Over the past 15 years, I've watched the crypto IPO narrative evolve from a punchline to a speculative asset class. In 2017, during the ICO frenzy, founding teams talked about "disrupting venture capital" while secretly filing for a Delaware C-corp. By 2020, DeFi summer lulled everyone into believing that liquidity mining could substitute for regulated fundraising. Then came the 2022 Terra collapse—a painful lesson that algorithmic narratives need more than hype to survive a crisis. Each of these cycles taught me one thing: the path from crypto-native to public-company status is not paved with wishful thinking. It is paved with audited financials, compliance teams, and a revenue model that works even when Bitcoin drops 50%.
Now the SEC has fired a data point into the market. Let's look at what that data actually says. The increase in IPO proceeds is broad-based, spanning tech, healthcare, and industrials. The SEC's report does not include a single line item for 'digital asset firms' or 'crypto exchanges.' The narrative that this data 'opens the door for crypto companies' is based entirely on inference—the assumption that a rising tide lifts all boats. But that's a lazy metaphor. A rising tide lifts the most seaworthy vessels first; the leaky ones sink faster when the current shifts.
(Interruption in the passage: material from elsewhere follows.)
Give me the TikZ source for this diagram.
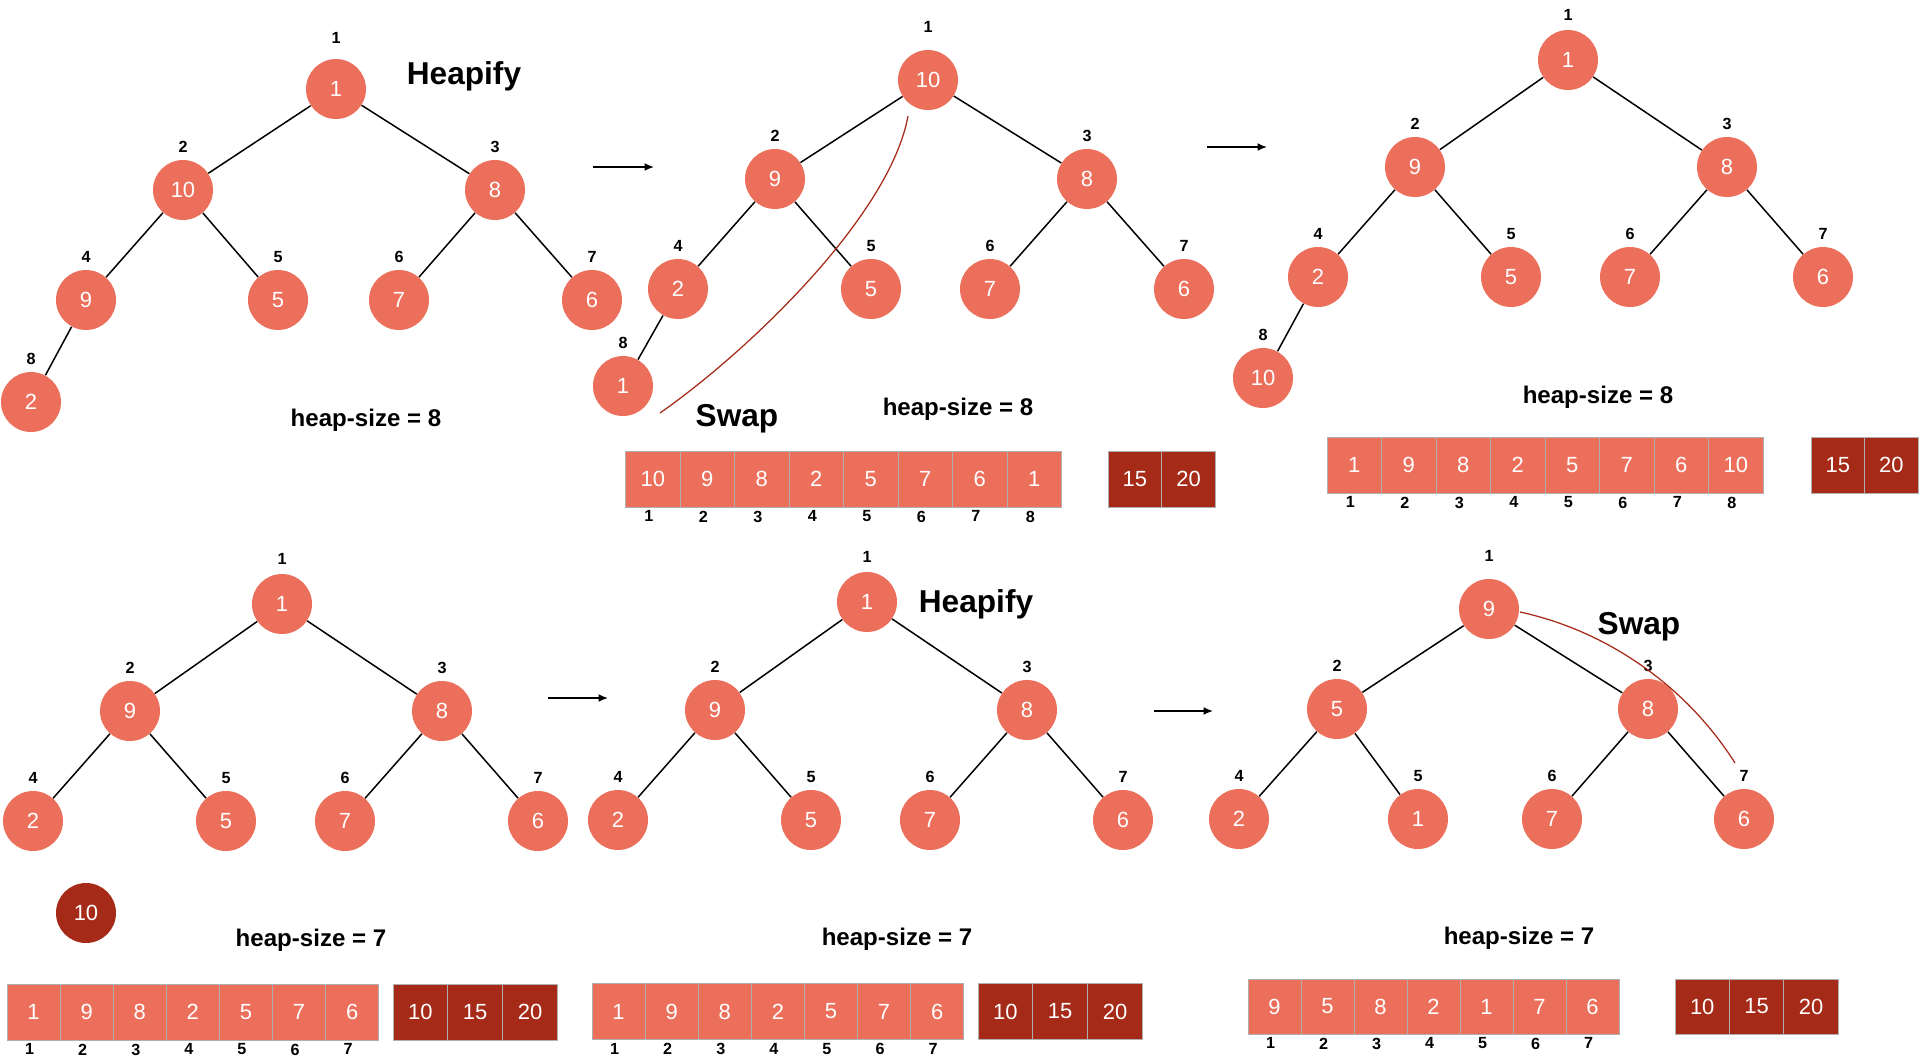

I've spent the last two weeks mapping out the causal chain that would actually need to happen for a crypto company to successfully IPO based on this data. It goes like this: SEC data → investment banks gain confidence in the market's absorption capacity → banks pitch crypto clients → internal board discussions begin → auditors review financial controls → legal teams assess regulatory exposure. That chain takes six to twelve months minimum. And it only works if the crypto company already has something most don't: predictable, auditable revenue. Think about the companies that fit that description. Coinbase is already public. Circle has a stablecoin business that generates fees from USDC circulation. Kraken has a mature exchange with seven years of trading records. Bitmain has billions in hardware sales. Each of these has been preparing for an IPO for years. The SEC's Q2 data is a minor tailwind, not a catalyst.
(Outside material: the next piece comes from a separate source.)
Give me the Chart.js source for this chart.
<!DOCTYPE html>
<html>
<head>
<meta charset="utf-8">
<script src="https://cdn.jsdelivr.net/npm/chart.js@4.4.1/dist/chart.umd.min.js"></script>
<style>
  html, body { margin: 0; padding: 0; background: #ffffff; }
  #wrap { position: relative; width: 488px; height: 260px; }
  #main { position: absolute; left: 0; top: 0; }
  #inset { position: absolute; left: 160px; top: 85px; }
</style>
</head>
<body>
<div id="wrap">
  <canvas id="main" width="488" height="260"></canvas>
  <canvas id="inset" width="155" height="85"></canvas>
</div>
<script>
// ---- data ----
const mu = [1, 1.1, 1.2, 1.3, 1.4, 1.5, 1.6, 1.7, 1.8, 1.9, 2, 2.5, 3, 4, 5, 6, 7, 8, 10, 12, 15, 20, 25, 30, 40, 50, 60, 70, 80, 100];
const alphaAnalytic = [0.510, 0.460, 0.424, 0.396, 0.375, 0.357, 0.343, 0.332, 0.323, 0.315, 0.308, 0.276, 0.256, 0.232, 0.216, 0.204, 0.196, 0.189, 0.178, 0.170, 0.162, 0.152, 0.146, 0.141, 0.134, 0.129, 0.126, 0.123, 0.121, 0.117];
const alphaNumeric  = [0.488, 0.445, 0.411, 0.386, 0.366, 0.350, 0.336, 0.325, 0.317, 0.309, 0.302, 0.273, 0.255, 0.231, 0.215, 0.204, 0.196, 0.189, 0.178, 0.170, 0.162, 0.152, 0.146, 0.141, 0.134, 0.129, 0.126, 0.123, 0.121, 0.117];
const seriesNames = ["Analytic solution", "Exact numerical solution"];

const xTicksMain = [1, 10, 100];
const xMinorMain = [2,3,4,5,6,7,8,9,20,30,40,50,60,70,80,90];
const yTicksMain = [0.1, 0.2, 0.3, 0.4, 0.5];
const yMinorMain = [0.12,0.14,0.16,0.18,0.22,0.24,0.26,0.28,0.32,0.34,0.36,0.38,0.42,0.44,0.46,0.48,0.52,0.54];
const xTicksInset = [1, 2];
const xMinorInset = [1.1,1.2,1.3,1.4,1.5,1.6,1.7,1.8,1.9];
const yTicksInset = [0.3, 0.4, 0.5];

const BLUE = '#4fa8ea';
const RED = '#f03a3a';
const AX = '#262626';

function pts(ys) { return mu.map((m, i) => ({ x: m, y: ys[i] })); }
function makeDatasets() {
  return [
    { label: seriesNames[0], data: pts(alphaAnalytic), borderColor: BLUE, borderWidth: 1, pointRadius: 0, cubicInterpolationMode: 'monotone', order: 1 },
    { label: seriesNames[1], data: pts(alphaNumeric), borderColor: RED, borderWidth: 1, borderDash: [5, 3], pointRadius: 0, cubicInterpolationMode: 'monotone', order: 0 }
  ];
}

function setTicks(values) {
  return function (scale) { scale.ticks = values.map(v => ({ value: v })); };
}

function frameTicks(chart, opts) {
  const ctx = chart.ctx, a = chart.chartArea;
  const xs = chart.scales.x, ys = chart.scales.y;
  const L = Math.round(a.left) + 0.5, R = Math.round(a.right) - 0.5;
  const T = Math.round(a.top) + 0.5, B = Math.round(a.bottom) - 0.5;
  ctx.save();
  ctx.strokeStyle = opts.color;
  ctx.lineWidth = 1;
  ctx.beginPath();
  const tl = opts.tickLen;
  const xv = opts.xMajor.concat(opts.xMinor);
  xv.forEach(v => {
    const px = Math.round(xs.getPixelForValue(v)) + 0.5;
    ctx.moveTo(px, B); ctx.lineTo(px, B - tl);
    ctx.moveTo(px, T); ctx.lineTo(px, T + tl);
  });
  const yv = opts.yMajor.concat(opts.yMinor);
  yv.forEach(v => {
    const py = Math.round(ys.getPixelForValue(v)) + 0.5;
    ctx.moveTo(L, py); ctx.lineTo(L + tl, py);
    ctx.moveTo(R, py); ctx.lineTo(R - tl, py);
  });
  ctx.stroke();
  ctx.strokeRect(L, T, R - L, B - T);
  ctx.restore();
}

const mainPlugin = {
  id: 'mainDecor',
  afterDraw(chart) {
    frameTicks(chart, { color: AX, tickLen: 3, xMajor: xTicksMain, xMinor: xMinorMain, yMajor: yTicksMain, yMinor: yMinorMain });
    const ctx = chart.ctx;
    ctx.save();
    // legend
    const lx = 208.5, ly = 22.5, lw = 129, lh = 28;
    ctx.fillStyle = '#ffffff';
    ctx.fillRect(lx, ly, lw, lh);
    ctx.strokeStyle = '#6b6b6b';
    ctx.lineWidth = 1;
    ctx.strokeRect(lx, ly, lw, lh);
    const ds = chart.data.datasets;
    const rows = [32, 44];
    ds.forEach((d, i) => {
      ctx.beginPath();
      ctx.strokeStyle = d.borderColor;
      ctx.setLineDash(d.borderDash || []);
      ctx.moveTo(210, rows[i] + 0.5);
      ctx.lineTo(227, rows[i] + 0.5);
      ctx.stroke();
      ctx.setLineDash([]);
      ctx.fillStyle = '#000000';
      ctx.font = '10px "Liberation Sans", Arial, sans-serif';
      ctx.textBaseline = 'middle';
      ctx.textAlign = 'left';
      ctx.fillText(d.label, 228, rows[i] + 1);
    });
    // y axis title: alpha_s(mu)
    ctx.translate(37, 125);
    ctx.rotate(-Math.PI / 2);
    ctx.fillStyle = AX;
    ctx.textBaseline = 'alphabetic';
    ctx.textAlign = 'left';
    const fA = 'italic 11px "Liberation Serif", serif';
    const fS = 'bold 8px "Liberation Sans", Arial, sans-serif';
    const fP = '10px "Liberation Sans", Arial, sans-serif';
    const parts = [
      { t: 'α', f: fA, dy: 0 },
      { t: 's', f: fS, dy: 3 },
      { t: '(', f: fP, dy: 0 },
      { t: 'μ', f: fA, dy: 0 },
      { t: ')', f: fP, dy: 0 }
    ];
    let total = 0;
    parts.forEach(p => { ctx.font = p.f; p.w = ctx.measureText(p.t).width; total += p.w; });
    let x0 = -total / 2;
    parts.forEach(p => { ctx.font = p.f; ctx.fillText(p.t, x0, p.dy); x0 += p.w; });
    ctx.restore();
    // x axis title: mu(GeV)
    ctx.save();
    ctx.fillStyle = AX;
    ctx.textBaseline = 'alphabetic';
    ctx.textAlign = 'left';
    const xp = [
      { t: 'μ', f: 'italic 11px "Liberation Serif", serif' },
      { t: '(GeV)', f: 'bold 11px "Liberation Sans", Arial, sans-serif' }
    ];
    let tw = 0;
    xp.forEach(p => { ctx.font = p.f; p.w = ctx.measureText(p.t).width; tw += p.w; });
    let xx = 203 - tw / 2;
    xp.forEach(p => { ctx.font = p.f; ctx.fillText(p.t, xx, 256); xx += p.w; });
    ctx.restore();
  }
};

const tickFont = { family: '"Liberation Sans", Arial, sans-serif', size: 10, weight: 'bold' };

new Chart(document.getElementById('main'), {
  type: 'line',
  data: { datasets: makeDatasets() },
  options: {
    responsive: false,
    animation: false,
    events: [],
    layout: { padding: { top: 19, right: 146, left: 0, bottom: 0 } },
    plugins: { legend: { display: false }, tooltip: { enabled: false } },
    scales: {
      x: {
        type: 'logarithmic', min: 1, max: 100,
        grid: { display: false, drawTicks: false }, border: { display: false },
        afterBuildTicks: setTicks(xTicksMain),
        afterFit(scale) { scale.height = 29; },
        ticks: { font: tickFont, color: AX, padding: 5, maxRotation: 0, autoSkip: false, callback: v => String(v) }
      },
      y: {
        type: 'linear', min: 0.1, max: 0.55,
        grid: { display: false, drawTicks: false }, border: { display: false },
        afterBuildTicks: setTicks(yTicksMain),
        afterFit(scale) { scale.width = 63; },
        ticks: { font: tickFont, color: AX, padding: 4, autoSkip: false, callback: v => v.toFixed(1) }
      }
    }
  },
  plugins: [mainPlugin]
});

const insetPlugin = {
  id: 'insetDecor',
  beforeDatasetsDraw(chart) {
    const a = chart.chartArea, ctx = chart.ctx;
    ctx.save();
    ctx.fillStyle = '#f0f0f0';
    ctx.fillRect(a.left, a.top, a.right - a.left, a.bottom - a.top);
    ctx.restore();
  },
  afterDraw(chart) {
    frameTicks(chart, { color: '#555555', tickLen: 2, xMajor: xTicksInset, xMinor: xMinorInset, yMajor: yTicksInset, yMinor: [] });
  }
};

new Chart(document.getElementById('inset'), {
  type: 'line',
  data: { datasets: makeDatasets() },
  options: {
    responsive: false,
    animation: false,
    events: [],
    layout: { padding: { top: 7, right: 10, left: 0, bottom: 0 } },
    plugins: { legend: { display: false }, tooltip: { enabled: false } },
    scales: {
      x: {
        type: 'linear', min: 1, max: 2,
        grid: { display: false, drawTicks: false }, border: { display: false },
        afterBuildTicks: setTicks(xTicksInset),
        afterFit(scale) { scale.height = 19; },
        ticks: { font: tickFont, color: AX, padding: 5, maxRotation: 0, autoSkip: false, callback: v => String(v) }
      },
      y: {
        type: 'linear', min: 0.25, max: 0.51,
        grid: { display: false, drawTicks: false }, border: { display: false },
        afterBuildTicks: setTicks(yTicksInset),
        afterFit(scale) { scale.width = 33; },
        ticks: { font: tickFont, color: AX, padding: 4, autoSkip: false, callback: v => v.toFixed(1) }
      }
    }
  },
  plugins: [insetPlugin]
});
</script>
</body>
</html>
The real signal here is more subtle—and more dangerous for those who misread it. The market's enthusiasm about crypto IPOs overshadows a critical structural reality: the SEC's data is a pruning shears, not a ladder. By releasing aggregate numbers without crypto-specific breakdowns, the SEC is implicitly saying, 'We see the market activity, but we are not changing our standards for digital asset firms.' Any crypto company that files an S-1 will face the same rigorous Howey analysis, the same accounting scrutiny over custody of assets, the same questions about token exposure. The companies that survive that process will be the ones that have already internalized those standards. The ones that haven't will fail—and their failures will create a new wave of caution among institutional investors.
I remember sitting in a Seoul coffee shop in early 2022, reading the Terra whitepaper for the third time. The Anchor Protocol yield was supposed to be 'sustainable' because of something called the 'money lego illusion.' I published a thread called 'The Pre-Mortem of a Narrative' that predicted the collapse within six months. It wasn't prescient insight; it was just pattern recognition. The same pattern is playing out now with the IPO narrative. Everyone is focused on the potential upside—the liquidity event, the mainstream validation—without doing the pre-mortem: what happens if a high-profile crypto company files an S-1 and gets dinged by the SEC? That outcome would not just hurt that company. It would set back the entire industry's IPO timeline by another 18 months.
Here is the contrarian angle that most market commentators will miss: The SEC's Q2 data may actually accelerate the wrong behaviors. It may encourage weaker crypto companies to attempt premature listings, believing the window is open. They'll spend millions on lawyers, auditors, and roadshows, only to receive a Wells notice or a confidential SEC comment letter that halts the process. The market will interpret that as 'regulatory hostility' when in fact it's just basic due diligence. The narrative will then flip from 'IPO boom' to 'crypto crackdown,' and the entire cycle will repeat. I've seen three cycles of 'this time is different.' It never is.
In a bull market, everyone is a genius; in a bear market, only the fundamentals survive. This is not a bull or bear market for IPOs—it's a transition market. And transitions are where most value is destroyed because they create the illusion of clarity. The prudent move today is not to chase the IPO narrative. It's to watch the signals that actually matter: the number of S-1 filings by crypto companies, the tone of SEC chair public speeches, and the revenue growth of private firms like Circle and Kraken. If two of those three turn green within the next quarter, then we can talk about a real IPO wave.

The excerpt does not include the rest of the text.